Wet gas machines use six to eight impellers (stages) to compress gas from the main column overhead receiver to the gas plant operating pressure. Most have inter-stage condensing systems after the first three or four stages (low-stage) that cool the compressed gas, condense a small portion and separate the gas and liquid phases (Figure 3). Inter-stage receiver gas is then compressed in the last three or four stages (high-stage). Inter-stage condensers reduce gas temperature and raise compressor efficiency by 5–7%, but they also consume pressure drop. Separate flow-polytropic head and flow-polytropic efficiency curves are needed to evaluate overall compressor system performance.
These curves have inlet gas flow rate on the X-axis and polytropic head developed and polytropic efficiency on the Y-axis. Consequently, overall compressor performance and power consumption depend on each compressor section’s performance curves and the effects of the inter-condenser system. Evaluating overall performance of these compressors is more complex than a machine without inter-cooling, but fundamentally the same.
Some compressors do not have inter-condenser systems. A single flow-polytropic head and flow-polytropic efficiency curve represent overall performance. They have lower efficiency and the gas temperature leaving is generally near 300°F rather than 200°F with an inter-cooled design. These machines must compress all wet gas from inlet conditions to the gas plant operating pressure, resulting in higher power consumption.
Stable operating range
Each wet gas compressor section must be operated within its stable flow range. At fixed speed, the compressor curve begins at the surge point and ends at stonewall, or choke flow.
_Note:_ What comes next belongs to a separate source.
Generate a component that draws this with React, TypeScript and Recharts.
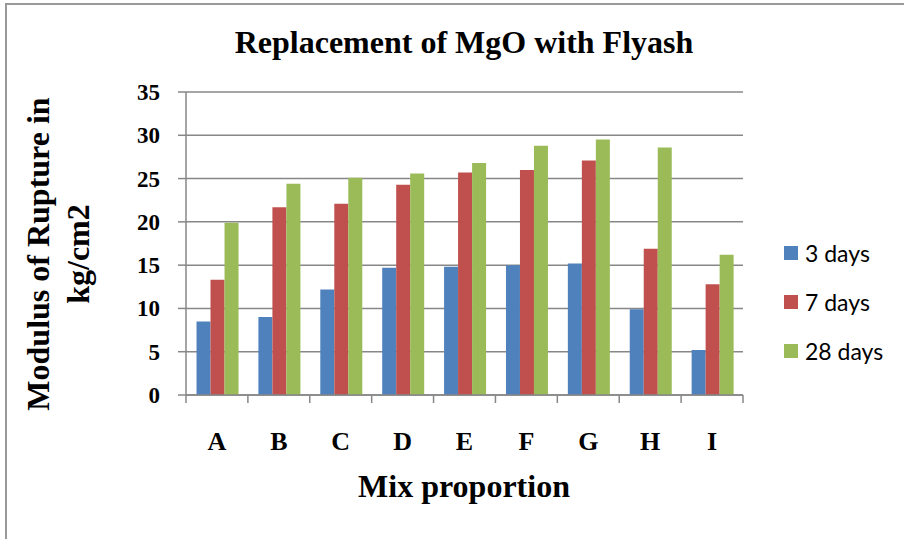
import React from "react";
import { BarChart, Bar, XAxis, YAxis, CartesianGrid } from "recharts";

const categories = ["A", "B", "C", "D", "E", "F", "G", "H", "I"];
const days3 = [8.5, 9.0, 12.2, 14.7, 14.8, 15.0, 15.2, 9.9, 5.2];
const days7 = [13.3, 21.7, 22.1, 24.3, 25.7, 26.0, 27.1, 16.9, 12.8];
const days28 = [19.9, 24.4, 25.1, 25.6, 26.8, 28.8, 29.5, 28.6, 16.2];
const yTicks = [0, 5, 10, 15, 20, 25, 30, 35];

const seriesInfo = [
  { key: "d3", name: "3 days", color: "#4F81BD" },
  { key: "d7", name: "7 days", color: "#C0504D" },
  { key: "d28", name: "28 days", color: "#9BBB59" },
];

const data = categories.map((c, i) => ({ mix: c, d3: days3[i], d7: days7[i], d28: days28[i] }));

const serif = "'Liberation Serif', 'Times New Roman', serif";
const gridColor = "#878787";

// category label plus Excel-style tick marks between categories
function XTick(props: any) {
  const { x, y, payload, index, visibleTicksCount, width } = props;
  const half = payload && payload.offset ? payload.offset : width / visibleTicksCount / 2;
  const last = index === visibleTicksCount - 1;
  return (
    <g>
      <line x1={x - half} x2={x - half} y1={y} y2={y + 8} stroke={gridColor} strokeWidth={1.5} />
      {last && <line x1={x + half} x2={x + half} y1={y} y2={y + 8} stroke={gridColor} strokeWidth={1.5} />}
      <text x={x} y={y + 55} textAnchor="middle" fontFamily={serif} fontWeight="bold" fontSize={26} fill="#000">
        {payload.value}
      </text>
    </g>
  );
}

function YTick(props: any) {
  const { x, y, payload } = props;
  return (
    <text x={x} y={y + 8} textAnchor="end" fontFamily={serif} fontWeight="bold" fontSize={23} fill="#000">
      {payload.value}
    </text>
  );
}

export default function App() {
  return (
    <div style={{ position: "absolute", left: 0, top: 0, width: 904, height: 539, background: "#fff", overflow: "hidden" }}>
      <div style={{ position: "absolute", left: 5, top: 3, width: 1000, height: 1000, borderLeft: "2px solid #999", borderTop: "2px solid #999" }} />
      <BarChart
        width={904}
        height={539}
        data={data}
        margin={{ top: 92, right: 161, left: 0, bottom: 0 }}
        barCategoryGap="17%"
        barGap={0}
      >
        <CartesianGrid vertical={false} stroke={gridColor} strokeWidth={1.5} />
        <XAxis
          dataKey="mix"
          tick={<XTick />}
          interval={0}
          tickLine={false}
          tickSize={0}
          tickMargin={0}
          axisLine={{ stroke: gridColor, strokeWidth: 1.5 }}
          height={144}
        />
        <YAxis
          domain={[0, 35]}
          ticks={yTicks}
          interval={0}
          width={186}
          tick={<YTick />}
          tickSize={8}
          tickMargin={18}
          tickLine={{ stroke: gridColor, strokeWidth: 1.5 }}
          axisLine={{ stroke: gridColor, strokeWidth: 1.5 }}
        />
        {seriesInfo.map((s) => (
          <Bar key={s.key} dataKey={s.key} name={s.name} fill={s.color} isAnimationActive={false} />
        ))}
      </BarChart>
      <div style={{ position: "absolute", left: 784, top: 228, fontFamily: "Lato, 'Open Sans', sans-serif", fontSize: 23, color: "#000" }}>
        {seriesInfo.map((s) => (
          <div key={s.key} style={{ display: "flex", alignItems: "center", height: 49 }}>
            <span style={{ width: 14, height: 14, background: s.color, marginRight: 7, display: "inline-block" }} />
            <span>{s.name}</span>
          </div>
        ))}
      </div>
      <div style={{ position: "absolute", left: 0, top: 24, width: 928, textAlign: "center", fontFamily: serif, fontWeight: "bold", fontSize: 32 }}>
        Replacement of MgO with Flyash
      </div>
      <div style={{ position: "absolute", left: 0, top: 468, width: 928, textAlign: "center", fontFamily: serif, fontWeight: "bold", fontSize: 32 }}>
        Mix proportion
      </div>
      <div
        style={{
          position: "absolute",
          left: 58 - 200,
          top: 254 - 40,
          width: 400,
          height: 80,
          transform: "rotate(-90deg)",
          textAlign: "center",
          fontFamily: serif,
          fontWeight: "bold",
          fontSize: 32,
          lineHeight: "40px",
        }}
      >
        Modulus of Rupture in
        <br />
        kg/cm2
      </div>
    </div>
  );
}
Surge point is an unstable operating point where flow is at minimum. At surge, the compressor suffers from flow reversals that cause vibration and damage. At the other end of the curve is the choke (or stonewall) point. At the choke point, the inlet flow is very high and the head developed very low. Flow through the machine approaches sonic condition, or Mach 1.0. Polytropic efficiency also drops rapidly near stonewall.